Written task
Leave out the images; return the rest of the data exactly.

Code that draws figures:
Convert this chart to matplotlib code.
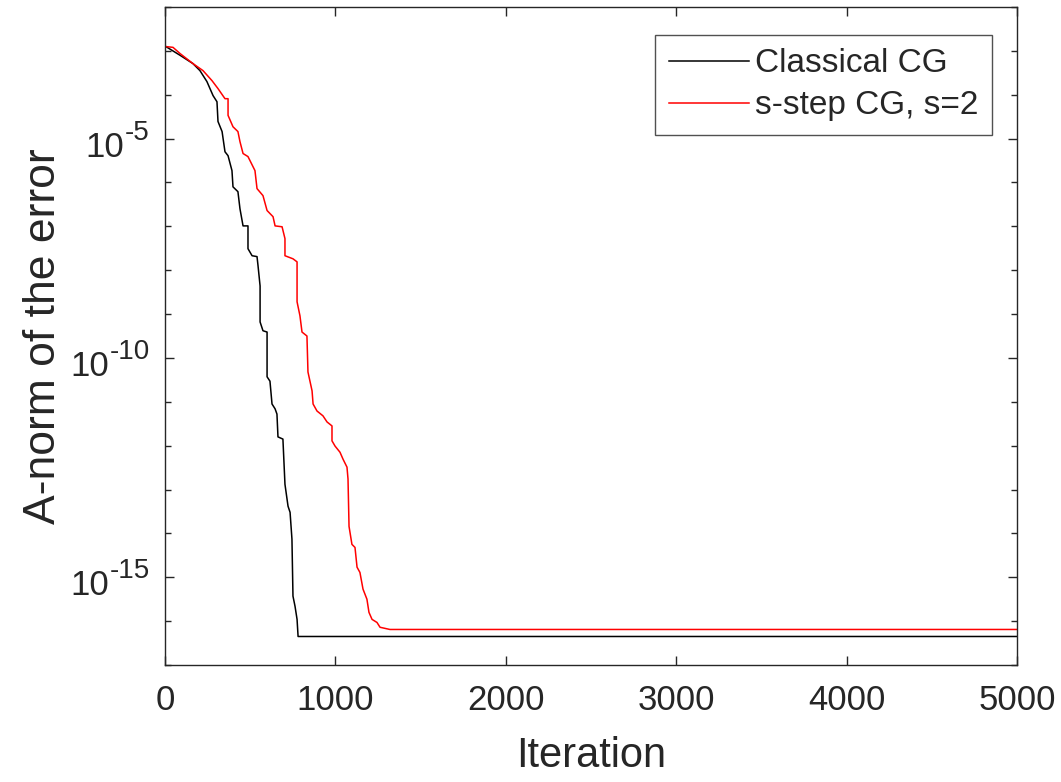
import matplotlib
matplotlib.use("Agg")
import matplotlib.pyplot as plt
import matplotlib.transforms as mtransforms
import numpy as np
from matplotlib.ticker import FixedLocator, NullFormatter

plt.rcParams['font.family'] = ['Liberation Sans', 'DejaVu Sans']

# Classical CG: iteration and log10 of A-norm error
cg_iter = [0, 88, 164, 205, 246, 282, 305, 311, 335, 352, 370, 393, 399, 428, 440,
           458, 487, 487, 511, 540, 546, 558, 558, 575, 599, 599, 616, 628, 646, 657,
           663, 692, 704, 722, 734, 745, 751, 763, 775, 781, 5000]
cg_log = [-2.89, -3.10, -3.29, -3.45, -3.70, -4.02, -4.16, -4.61, -4.84, -5.30, -5.39,
          -5.73, -6.10, -6.21, -6.60, -6.99, -6.99, -7.51, -7.67, -7.69, -7.90, -8.36,
          -9.18, -9.38, -9.41, -10.43, -10.53, -11.05, -11.16, -11.28, -11.80, -11.85,
          -12.88, -13.38, -13.52, -14.13, -15.43, -15.66, -15.96, -16.35, -16.35]

# s-step CG, s=2
ss_iter = [0, 47, 88, 164, 223, 276, 311, 352, 370, 370, 399, 428, 440, 458, 487, 528,
           540, 575, 599, 634, 646, 687, 704, 704, 751, 775, 775, 792, 804, 833, 839,
           863, 869, 892, 927, 951, 980, 980, 998, 1027, 1045, 1068, 1074, 1080, 1097,
           1115, 1127, 1144, 1162, 1185, 1197, 1215, 1244, 1262, 1320, 5000]
ss_log = [-2.90, -2.92, -3.06, -3.29, -3.45, -3.68, -3.86, -4.09, -4.09, -4.47, -4.73,
          -4.84, -5.07, -5.34, -5.41, -5.73, -6.14, -6.30, -6.64, -6.78, -6.99, -7.01,
          -7.28, -7.67, -7.74, -7.81, -8.72, -9.04, -9.41, -9.50, -10.32, -10.75, -11.05,
          -11.21, -11.32, -11.46, -11.55, -11.89, -12.01, -12.15, -12.31, -12.49, -12.76,
          -13.84, -14.25, -14.32, -14.77, -14.89, -15.27, -15.50, -15.80, -15.96, -16.03,
          -16.14, -16.19, -16.19]

labels = ['Classical CG', 's-step CG, s=2']
xticks = [0, 1000, 2000, 3000, 4000, 5000]
ytick_exponents = [-15, -10, -5]

axc = '#262626'
fig = plt.figure(figsize=(10.61, 7.82), dpi=100)
ax = fig.add_axes([165/1061, 1 - 665/782, 852/1061, 658/782])

ax.plot(cg_iter, 10.0**np.array(cg_log), color='black', lw=1.1, label=labels[0])
ax.plot(ss_iter, 10.0**np.array(ss_log), color='#ff0000', lw=1.1, label=labels[1])

ax.set_yscale('log')
ax.set_xlim(0, 5000)
ax.set_ylim(1e-17, 1e-2)
ax.set_xticks(xticks)
ax.set_xticklabels([str(t) for t in xticks])
ax.yaxis.set_major_locator(FixedLocator([10.0**e for e in ytick_exponents]))
ax.yaxis.set_major_formatter(NullFormatter())
ax.yaxis.set_minor_locator(FixedLocator([10.0**k for k in range(-17, -1)]))
ax.yaxis.set_minor_formatter(NullFormatter())

for s in ax.spines.values():
    s.set_color(axc)
    s.set_linewidth(1.0)
ax.tick_params(axis='both', which='major', direction='in', top=True, right=True,
               length=6.5, width=1.0, color=axc, labelcolor=axc, labelsize=25)
ax.tick_params(axis='x', which='major', pad=14)
ax.tick_params(axis='y', which='minor', direction='in', left=True, right=True,
               length=4.5, width=1.0, color=axc)

# y tick labels: "10" with a raised exponent
px = 72.0 / fig.dpi
ytrans = ax.get_yaxis_transform()
for e in ytick_exponents:
    sup_tr = mtransforms.offset_copy(ytrans, fig=fig, x=-15 * px, y=-1 * px, units='points')
    sup = ax.text(0, 10.0**e, '-' + str(-e), transform=sup_tr, ha='right', va='baseline',
                  fontsize=20, color=axc, clip_on=False)
    ax.annotate('10', xy=(0, 10.0**e), xycoords=(sup, ytrans),
                xytext=(-1 * px, -18 * px), textcoords='offset points',
                ha='right', va='baseline', fontsize=25, color=axc, annotation_clip=False)

ax.set_xlabel('Iteration', fontsize=30, color=axc)
ax.set_ylabel('A-norm of the error', fontsize=32, color=axc)
ax.xaxis.set_label_coords(0.5, -0.108)
ax.yaxis.set_label_coords(-0.118, 0.5)

leg = ax.legend(loc='upper right', bbox_to_anchor=((992-165)/852, (665-35)/658),
                borderaxespad=0, fontsize=24, frameon=True, fancybox=False,
                handlelength=2.4, handletextpad=0.2, labelspacing=0.33,
                borderpad=0.4, edgecolor=axc)
leg.get_frame().set_linewidth(1.0)
for t in leg.get_texts():
    t.set_color(axc)

fig.savefig('out.png', dpi=100)
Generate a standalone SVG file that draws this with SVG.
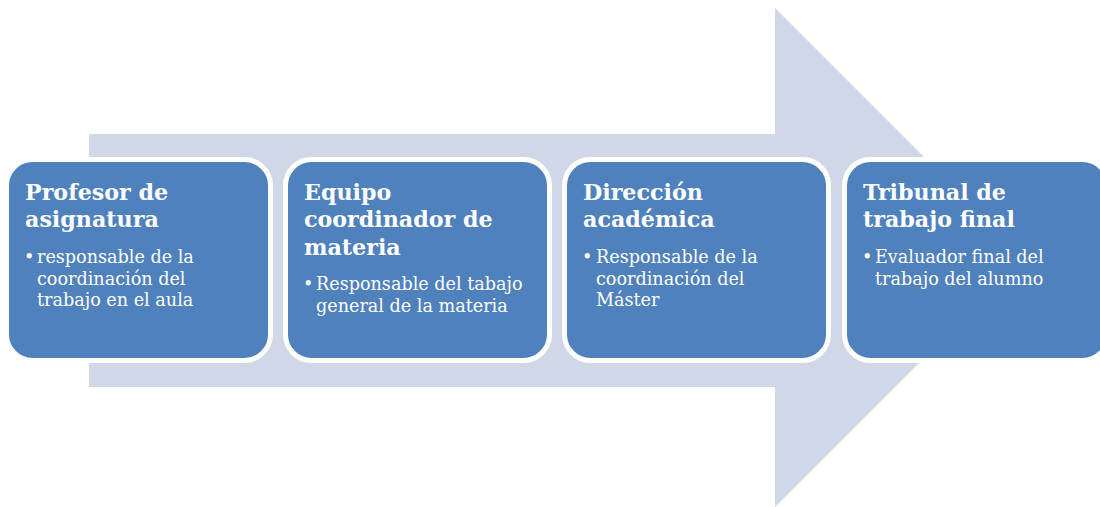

The solution
Convert this chart to matplotlib code.
import matplotlib
matplotlib.use("Agg")
import matplotlib.pyplot as plt
import matplotlib.transforms as mtransforms
import numpy as np
from matplotlib.ticker import FixedLocator, NullFormatter

plt.rcParams['font.family'] = ['Liberation Sans', 'DejaVu Sans']

# Classical CG: iteration and log10 of A-norm error
cg_iter = [0, 88, 164, 205, 246, 282, 305, 311, 335, 352, 370, 393, 399, 428, 440,
           458, 487, 487, 511, 540, 546, 558, 558, 575, 599, 599, 616, 628, 646, 657,
           663, 692, 704, 722, 734, 745, 751, 763, 775, 781, 5000]
cg_log = [-2.89, -3.10, -3.29, -3.45, -3.70, -4.02, -4.16, -4.61, -4.84, -5.30, -5.39,
          -5.73, -6.10, -6.21, -6.60, -6.99, -6.99, -7.51, -7.67, -7.69, -7.90, -8.36,
          -9.18, -9.38, -9.41, -10.43, -10.53, -11.05, -11.16, -11.28, -11.80, -11.85,
          -12.88, -13.38, -13.52, -14.13, -15.43, -15.66, -15.96, -16.35, -16.35]

# s-step CG, s=2
ss_iter = [0, 47, 88, 164, 223, 276, 311, 352, 370, 370, 399, 428, 440, 458, 487, 528,
           540, 575, 599, 634, 646, 687, 704, 704, 751, 775, 775, 792, 804, 833, 839,
           863, 869, 892, 927, 951, 980, 980, 998, 1027, 1045, 1068, 1074, 1080, 1097,
           1115, 1127, 1144, 1162, 1185, 1197, 1215, 1244, 1262, 1320, 5000]
ss_log = [-2.90, -2.92, -3.06, -3.29, -3.45, -3.68, -3.86, -4.09, -4.09, -4.47, -4.73,
          -4.84, -5.07, -5.34, -5.41, -5.73, -6.14, -6.30, -6.64, -6.78, -6.99, -7.01,
          -7.28, -7.67, -7.74, -7.81, -8.72, -9.04, -9.41, -9.50, -10.32, -10.75, -11.05,
          -11.21, -11.32, -11.46, -11.55, -11.89, -12.01, -12.15, -12.31, -12.49, -12.76,
          -13.84, -14.25, -14.32, -14.77, -14.89, -15.27, -15.50, -15.80, -15.96, -16.03,
          -16.14, -16.19, -16.19]

labels = ['Classical CG', 's-step CG, s=2']
xticks = [0, 1000, 2000, 3000, 4000, 5000]
ytick_exponents = [-15, -10, -5]

axc = '#262626'
fig = plt.figure(figsize=(10.61, 7.82), dpi=100)
ax = fig.add_axes([165/1061, 1 - 665/782, 852/1061, 658/782])

ax.plot(cg_iter, 10.0**np.array(cg_log), color='black', lw=1.1, label=labels[0])
ax.plot(ss_iter, 10.0**np.array(ss_log), color='#ff0000', lw=1.1, label=labels[1])

ax.set_yscale('log')
ax.set_xlim(0, 5000)
ax.set_ylim(1e-17, 1e-2)
ax.set_xticks(xticks)
ax.set_xticklabels([str(t) for t in xticks])
ax.yaxis.set_major_locator(FixedLocator([10.0**e for e in ytick_exponents]))
ax.yaxis.set_major_formatter(NullFormatter())
ax.yaxis.set_minor_locator(FixedLocator([10.0**k for k in range(-17, -1)]))
ax.yaxis.set_minor_formatter(NullFormatter())

for s in ax.spines.values():
    s.set_color(axc)
    s.set_linewidth(1.0)
ax.tick_params(axis='both', which='major', direction='in', top=True, right=True,
               length=6.5, width=1.0, color=axc, labelcolor=axc, labelsize=25)
ax.tick_params(axis='x', which='major', pad=14)
ax.tick_params(axis='y', which='minor', direction='in', left=True, right=True,
               length=4.5, width=1.0, color=axc)

# y tick labels: "10" with a raised exponent
px = 72.0 / fig.dpi
ytrans = ax.get_yaxis_transform()
for e in ytick_exponents:
    sup_tr = mtransforms.offset_copy(ytrans, fig=fig, x=-15 * px, y=-1 * px, units='points')
    sup = ax.text(0, 10.0**e, '-' + str(-e), transform=sup_tr, ha='right', va='baseline',
                  fontsize=20, color=axc, clip_on=False)
    ax.annotate('10', xy=(0, 10.0**e), xycoords=(sup, ytrans),
                xytext=(-1 * px, -18 * px), textcoords='offset points',
                ha='right', va='baseline', fontsize=25, color=axc, annotation_clip=False)

ax.set_xlabel('Iteration', fontsize=30, color=axc)
ax.set_ylabel('A-norm of the error', fontsize=32, color=axc)
ax.xaxis.set_label_coords(0.5, -0.108)
ax.yaxis.set_label_coords(-0.118, 0.5)

leg = ax.legend(loc='upper right', bbox_to_anchor=((992-165)/852, (665-35)/658),
                borderaxespad=0, fontsize=24, frameon=True, fancybox=False,
                handlelength=2.4, handletextpad=0.2, labelspacing=0.33,
                borderpad=0.4, edgecolor=axc)
leg.get_frame().set_linewidth(1.0)
for t in leg.get_texts():
    t.set_color(axc)

fig.savefig('out.png', dpi=100)
Generate a standalone SVG file that draws this with SVG.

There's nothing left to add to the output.